Start Given data

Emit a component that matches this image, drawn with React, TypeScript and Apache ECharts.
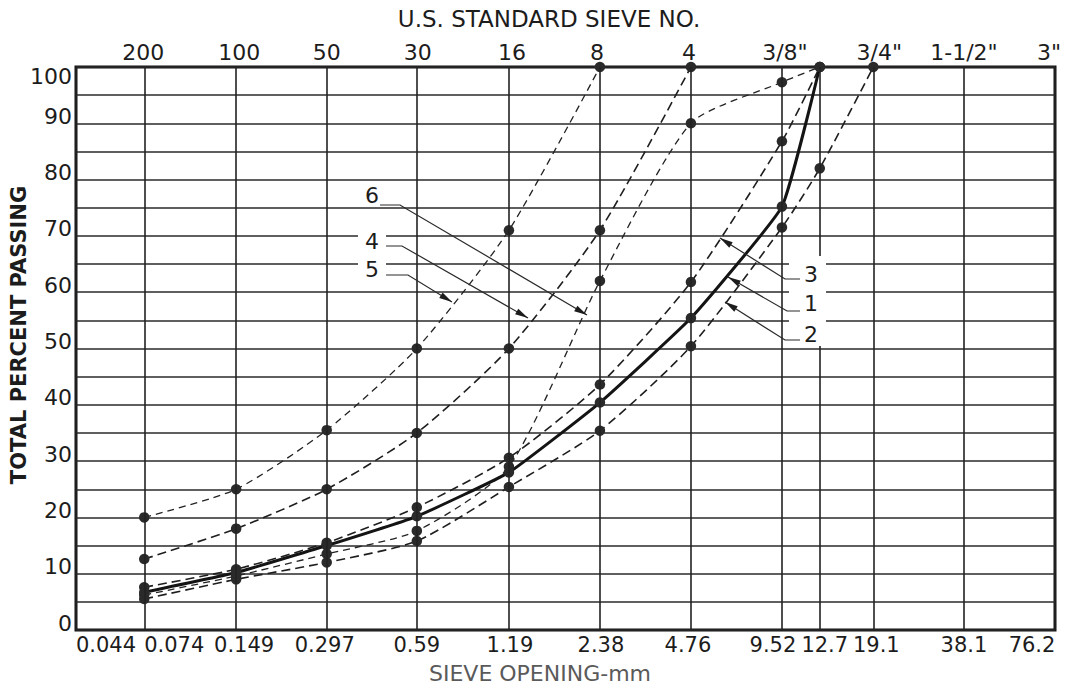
import React, { useEffect, useRef } from "react";
import * as echarts from "echarts";

// ---- data ----
const sieveMm = [0.074, 0.149, 0.297, 0.59, 1.19, 2.38, 4.76, 9.52, 12.7, 19.1];
const curve1 = [6.7, 10.2, 15, 20.2, 28, 40.4, 55.4, 75.2, 100];
const curve2 = [5.5, 9, 12, 15.8, 25.4, 35.4, 50.4, 71.5, 82, 100];
const curve3 = [7.6, 10.8, 15.5, 21.8, 30.6, 43.6, 61.8, 86.8, 100];
const curve4 = [12.6, 18, 25, 35, 50, 71, 100];
const curve5 = [20, 25, 35.5, 50, 71, 100];
const curve6 = [6.2, 9.6, 13.5, 17.6, 29, 62, 90, 97.3, 100];

const gridSizes = [0.044, 0.074, 0.149, 0.297, 0.59, 1.19, 2.38, 4.76, 9.52, 12.7, 19.1, 38.1, 76.2];
const mmLabels = ["0.044", "0.074", "0.149", "0.297", "0.59", "1.19", "2.38", "4.76", "9.52", "12.7", "19.1", "38.1", "76.2"];
const sieveNoLabels = ["", "200", "100", "50", "30", "16", "8", "4", '3/8"', "", '3/4"', '1-1/2"', '3"'];

// ---- layout / style ----
const FONT = '"DejaVu Sans", "Liberation Sans", sans-serif';
const INK = "#1c1c1c";
const bottomNudge = [30, 30, 8, -2, 0, 1, 1, -3, -9, 5, 3, 0, -23];
const topNudge = [0, -1, 3, 0, 1, 3, -3, -2, 3, 0, 6, 0, -6];

function nudgePad(n: number): number[] {
  return n >= 0 ? [0, 0, 0, 2 * n] : [0, -2 * n, 0, 0];
}

function pts(ys: number[]) {
  return ys.map((y, i) => [sieveMm[i], y]);
}

type Pt = [number, number];
const notes: { text: string; at: Pt; leader: Pt[]; box: boolean }[] = [
  { text: "6", at: [372, 195], leader: [[380, 205], [400, 205], [587, 315]], box: false },
  { text: "4", at: [372, 241], leader: [[385, 246], [402, 246], [528, 318]], box: true },
  { text: "5", at: [372, 269], leader: [[385, 275], [408, 275], [452, 302]], box: true },
  { text: "3", at: [811, 274], leader: [[800, 279], [785, 279], [720, 238]], box: false },
  { text: "1", at: [811, 303], leader: [[800, 311], [787, 311], [728, 277]], box: false },
  { text: "2", at: [811, 334], leader: [[800, 340], [785, 340], [725, 302]], box: false },
];

function arrowHead(from: Pt, tip: Pt, len = 13, half = 3.2): Pt[] {
  const dx = tip[0] - from[0];
  const dy = tip[1] - from[1];
  const L = Math.hypot(dx, dy);
  const ux = dx / L;
  const uy = dy / L;
  const bx = tip[0] - ux * len;
  const by = tip[1] - uy * len;
  return [
    [tip[0], tip[1]],
    [bx - uy * half, by + ux * half],
    [bx + uy * half, by - ux * half],
  ];
}

function curveSeries(name: string, ys: number[], kind: "solid" | "dash" | "fine") {
  const lineStyle =
    kind === "solid"
      ? { color: "#141414", width: 3, type: "solid" }
      : kind === "dash"
      ? { color: "#1e1e1e", width: 1.6, type: [9, 5] }
      : { color: "#222", width: 1.3, type: [7, 5] };
  return {
    type: "line",
    name,
    data: pts(ys),
    smooth: kind === "solid" ? 0.12 : 0.22,
    symbol: "circle",
    symbolSize: 10.5,
    clip: false,
    z: 4,
    itemStyle: { color: "#2a2a2a" },
    lineStyle,
    emphasis: { disabled: true },
  };
}

function edgeLabel(text: string, nudge: number, position: "start" | "end", size: number) {
  return {
    show: true,
    position,
    distance: 4,
    formatter: `{p|${text}}`,
    rich: {
      p: { fontSize: size, fontFamily: FONT, color: INK, padding: nudgePad(nudge) },
    },
  };
}

function buildOption() {
  const lineData: any[] = [];
  gridSizes.forEach((s, i) => {
    lineData.push([
      { coord: [s, 0], label: edgeLabel(mmLabels[i], bottomNudge[i], "start", 21) },
      { coord: [s, 100] },
    ]);
    if (sieveNoLabels[i]) {
      lineData.push([
        {
          coord: [s, 0],
          lineStyle: { color: "rgba(0,0,0,0)", width: 0 },
          label: edgeLabel(sieveNoLabels[i], topNudge[i], "end", 22),
        },
        { coord: [s, 100] },
      ]);
    }
  });

  const graphics: any[] = [
    {
      type: "text",
      x: 549,
      y: 19,
      z: 60,
      style: { text: "U.S. STANDARD SIEVE NO.", fontSize: 23, fontFamily: FONT, fill: INK, align: "center", verticalAlign: "middle" },
    },
    {
      type: "text",
      x: 540,
      y: 673,
      z: 60,
      style: { text: "SIEVE OPENING-mm", fontSize: 22, fontFamily: FONT, fill: "#5a5a5a", align: "center", verticalAlign: "middle" },
    },
    {
      type: "text",
      x: 19,
      y: 335,
      rotation: Math.PI / 2,
      z: 60,
      style: { text: "TOTAL PERCENT PASSING", fontSize: 21, fontWeight: "bold", fontFamily: FONT, fill: INK, align: "center", verticalAlign: "middle" },
    },
    { type: "rect", z: 50, shape: { x: 789, y: 256, width: 37, height: 90 }, style: { fill: "#fff" } },
  ];
  notes.forEach((n) => {
    const L = n.leader;
    graphics.push({
      type: "polyline",
      z: 55,
      shape: { points: L },
      style: { stroke: "#2a2a2a", lineWidth: 1.2, fill: null },
    });
    graphics.push({
      type: "polygon",
      z: 55,
      shape: { points: arrowHead(L[L.length - 2], L[L.length - 1]) },
      style: { fill: "#1c1c1c" },
    });
    graphics.push({
      type: "text",
      x: n.at[0],
      y: n.at[1],
      z: 56,
      style: {
        text: n.text,
        fontSize: 22,
        fontFamily: FONT,
        fill: INK,
        align: "center",
        verticalAlign: "middle",
        backgroundColor: n.box ? "#fff" : undefined,
        padding: n.box ? [1, 7] : 0,
      },
    });
  });

  return {
    animation: false,
    backgroundColor: "#fff",
    grid: {
      left: 76,
      right: 15,
      top: 67,
      bottom: 58,
      show: true,
      borderColor: "#111",
      borderWidth: 3,
      outerBoundsMode: "none",
    },
    xAxis: {
      type: "log",
      logBase: 10,
      min: 0.044,
      max: 76.2,
      axisLine: { show: false },
      axisTick: { show: false },
      axisLabel: { show: false },
      splitLine: { show: false },
      minorTick: { show: false },
      minorSplitLine: { show: false },
    },
    yAxis: {
      type: "value",
      min: 0,
      max: 100,
      interval: 5,
      axisLine: { show: false },
      axisTick: { show: false },
      splitLine: { show: true, lineStyle: { color: "#2a2a2a", width: 1.5 } },
      axisLabel: {
        margin: 4,
        formatter: (v: number) => (v % 10 ? "" : v === 100 ? "{t|100}" : `{n|${v}}`),
        rich: {
          n: { fontSize: 22, fontFamily: FONT, color: INK, padding: [0, 0, 14, 0] },
          t: { fontSize: 22, fontFamily: FONT, color: INK, padding: [18, 0, 0, 0] },
        },
      },
    },
    graphic: graphics,
    series: [
      {
        type: "line",
        data: [],
        silent: true,
        z: 1,
        markLine: {
          silent: true,
          symbol: ["none", "none"],
          animation: false,
          lineStyle: { color: "#222", width: 1.6, type: "solid" },
          label: { fontSize: 22, fontFamily: FONT, color: INK },
          emphasis: { disabled: true },
          data: lineData,
        },
      },
      curveSeries("5", curve5, "fine"),
      curveSeries("4", curve4, "dash"),
      curveSeries("6", curve6, "fine"),
      curveSeries("3", curve3, "dash"),
      curveSeries("2", curve2, "dash"),
      curveSeries("1", curve1, "solid"),
    ],
  };
}

export default function App() {
  const ref = useRef<HTMLDivElement>(null);
  useEffect(() => {
    const chart = echarts.init(ref.current!, null, { renderer: "svg" });
    chart.setOption(buildOption() as any);
    return () => chart.dispose();
  }, []);
  return (
    <div
      ref={ref}
      style={{ position: "absolute", left: 0, top: 0, width: 1070, height: 688, background: "#fff" }}
    />
  );
}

End Given data

Required task: Scan the listing above and copy all lines containing the word "React".

Solved exercise:
Emit a component that matches this image, drawn with React, TypeScript and Apache ECharts.
import React, { useEffect, useRef } from "react";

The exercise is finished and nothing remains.